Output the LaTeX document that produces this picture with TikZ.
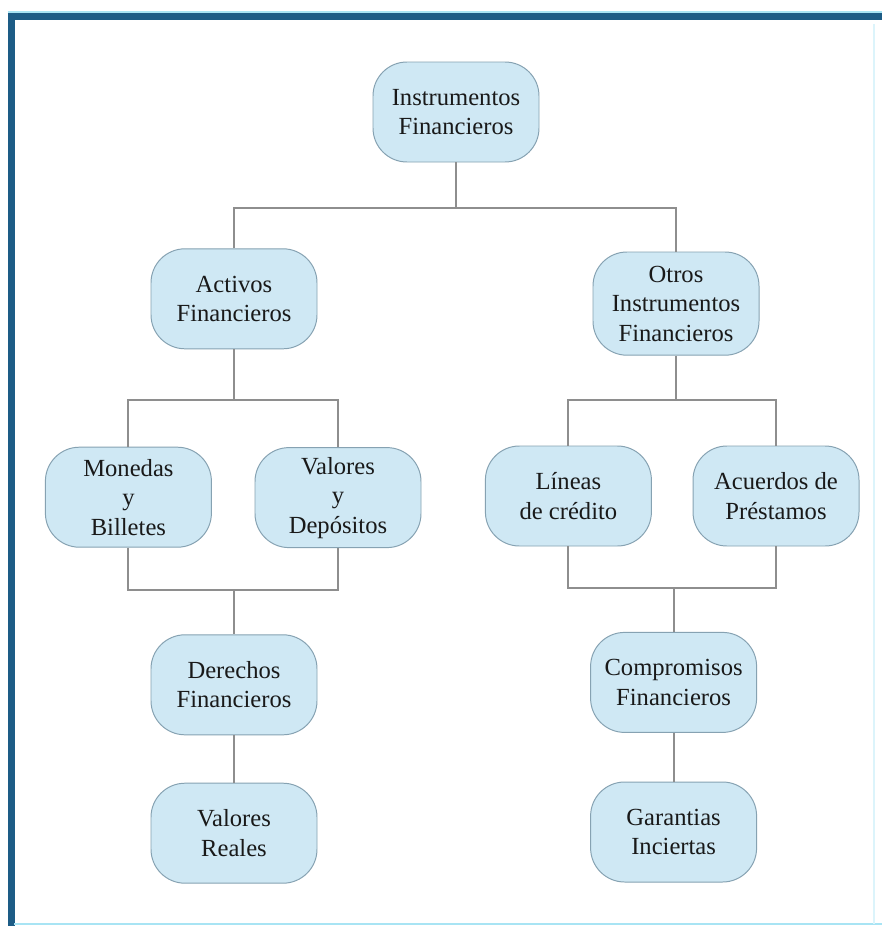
\documentclass[tikz,border=0pt]{standalone}
\usepackage{fontspec}
\setmainfont{Liberation Serif}
\usepackage{tikz}
\definecolor{boxfill}{HTML}{CFE8F4}
\definecolor{boxline}{HTML}{86A2B2}
\definecolor{linkgray}{HTML}{8E8E8E}
\definecolor{framedark}{HTML}{1D5C86}
\definecolor{framelight}{HTML}{A8E4F4}

\begin{document}
\begin{tikzpicture}
[fb/.style={draw=boxline,fill=boxfill,rounded corners=0.85cm,line width=0.7pt
  ,minimum width=4.15cm,minimum height=2.5cm,align=center,inner sep=2pt
  ,text=black!90,font=\fontsize{17.5}{21}\selectfont}
,tall/.style={fb,minimum height=2.58cm}
,ln/.style={draw=linkgray,line width=1.3pt}
]
\useasboundingbox (0,0) rectangle (22.05,-23.15);
\fill[white] (0,0) rectangle (22.05,-23.15);
% frame
\draw[framelight,line width=1.2pt] (0.2,-0.3) -- (22.05,-0.3);
\draw[framedark,line width=5pt] (0.2,-0.42) -- (22.05,-0.42);
\draw[framedark,line width=5pt] (0.28,-0.35) -- (0.28,-23.15);
\draw[framelight,line width=2pt] (0.35,-23.1) -- (22.05,-23.1);
\draw[framelight!40,line width=1pt] (21.85,-0.6) -- (21.85,-23.1);
% boxes
\node[fb] (inst) at (11.4,-2.8) {Instrumentos\\Financieros};
\node[fb] (act) at (5.85,-7.47) {Activos\\Financieros};
\node[tall] (otr) at (16.9,-7.59) {Otros\\Instrumentos\\Financieros};
\node[fb] (mon) at (3.21,-12.43) {Monedas\\y\\Billetes};
\node[fb] (val) at (8.45,-12.44) {Valores\\y\\Depósitos};
\node[fb] (lin) at (14.21,-12.4) {Líneas\\de crédito};
\node[fb] (acu) at (19.4,-12.4) {Acuerdos de\\Préstamos};
\node[fb] (der) at (5.85,-17.12) {Derechos\\Financieros};
\node[fb] (vreal) at (5.85,-20.83) {Valores\\Reales};
\node[fb] (com) at (16.84,-17.06) {Compromisos\\Financieros};
\node[fb] (gar) at (16.84,-20.8) {Garantias\\Inciertas};
% junctions
\coordinate (j1) at (11.4,-5.2);
\coordinate (j2) at (5.85,-10.0);
\coordinate (j3) at (16.9,-10.0);
\coordinate (j4) at (5.85,-14.75);
\coordinate (j5) at (16.84,-14.7);
% links
\draw[ln] (inst) -- (j1);
\draw[ln] (act.north) |- (j1) -| (otr.north);
\draw[ln] (act) -- (j2);
\draw[ln] (mon.north) |- (j2) -| (val.north);
\draw[ln] (otr) -- (j3);
\draw[ln] (lin.north) |- (j3) -| (acu.north);
\draw[ln] (mon.south) |- (j4) -| (val.south);
\draw[ln] (j4) -- (der);
\draw[ln] (der) -- (vreal);
\draw[ln] (lin.south) |- (j5) -| (acu.south);
\draw[ln] (j5) -- (com);
\draw[ln] (com) -- (gar);
\end{tikzpicture}
\end{document}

**SET PROBLEM**
Reproduce every line of the material precisely, omitting its pictures.

**ANSWER TO THIS PROBLEM**
Output the LaTeX document that produces this picture with TikZ.
\documentclass[tikz,border=0pt]{standalone}
\usepackage{fontspec}
\setmainfont{Liberation Serif}
\usepackage{tikz}
\definecolor{boxfill}{HTML}{CFE8F4}
\definecolor{boxline}{HTML}{86A2B2}
\definecolor{linkgray}{HTML}{8E8E8E}
\definecolor{framedark}{HTML}{1D5C86}
\definecolor{framelight}{HTML}{A8E4F4}

\begin{document}
\begin{tikzpicture}
[fb/.style={draw=boxline,fill=boxfill,rounded corners=0.85cm,line width=0.7pt
  ,minimum width=4.15cm,minimum height=2.5cm,align=center,inner sep=2pt
  ,text=black!90,font=\fontsize{17.5}{21}\selectfont}
,tall/.style={fb,minimum height=2.58cm}
,ln/.style={draw=linkgray,line width=1.3pt}
]
\useasboundingbox (0,0) rectangle (22.05,-23.15);
\fill[white] (0,0) rectangle (22.05,-23.15);
% frame
\draw[framelight,line width=1.2pt] (0.2,-0.3) -- (22.05,-0.3);
\draw[framedark,line width=5pt] (0.2,-0.42) -- (22.05,-0.42);
\draw[framedark,line width=5pt] (0.28,-0.35) -- (0.28,-23.15);
\draw[framelight,line width=2pt] (0.35,-23.1) -- (22.05,-23.1);
\draw[framelight!40,line width=1pt] (21.85,-0.6) -- (21.85,-23.1);
% boxes
\node[fb] (inst) at (11.4,-2.8) {Instrumentos\\Financieros};
\node[fb] (act) at (5.85,-7.47) {Activos\\Financieros};
\node[tall] (otr) at (16.9,-7.59) {Otros\\Instrumentos\\Financieros};
\node[fb] (mon) at (3.21,-12.43) {Monedas\\y\\Billetes};
\node[fb] (val) at (8.45,-12.44) {Valores\\y\\Depósitos};
\node[fb] (lin) at (14.21,-12.4) {Líneas\\de crédito};
\node[fb] (acu) at (19.4,-12.4) {Acuerdos de\\Préstamos};
\node[fb] (der) at (5.85,-17.12) {Derechos\\Financieros};
\node[fb] (vreal) at (5.85,-20.83) {Valores\\Reales};
\node[fb] (com) at (16.84,-17.06) {Compromisos\\Financieros};
\node[fb] (gar) at (16.84,-20.8) {Garantias\\Inciertas};
% junctions
\coordinate (j1) at (11.4,-5.2);
\coordinate (j2) at (5.85,-10.0);
\coordinate (j3) at (16.9,-10.0);
\coordinate (j4) at (5.85,-14.75);
\coordinate (j5) at (16.84,-14.7);
% links
\draw[ln] (inst) -- (j1);
\draw[ln] (act.north) |- (j1) -| (otr.north);
\draw[ln] (act) -- (j2);
\draw[ln] (mon.north) |- (j2) -| (val.north);
\draw[ln] (otr) -- (j3);
\draw[ln] (lin.north) |- (j3) -| (acu.north);
\draw[ln] (mon.south) |- (j4) -| (val.south);
\draw[ln] (j4) -- (der);
\draw[ln] (der) -- (vreal);
\draw[ln] (lin.south) |- (j5) -| (acu.south);
\draw[ln] (j5) -- (com);
\draw[ln] (com) -- (gar);
\end{tikzpicture}
\end{document}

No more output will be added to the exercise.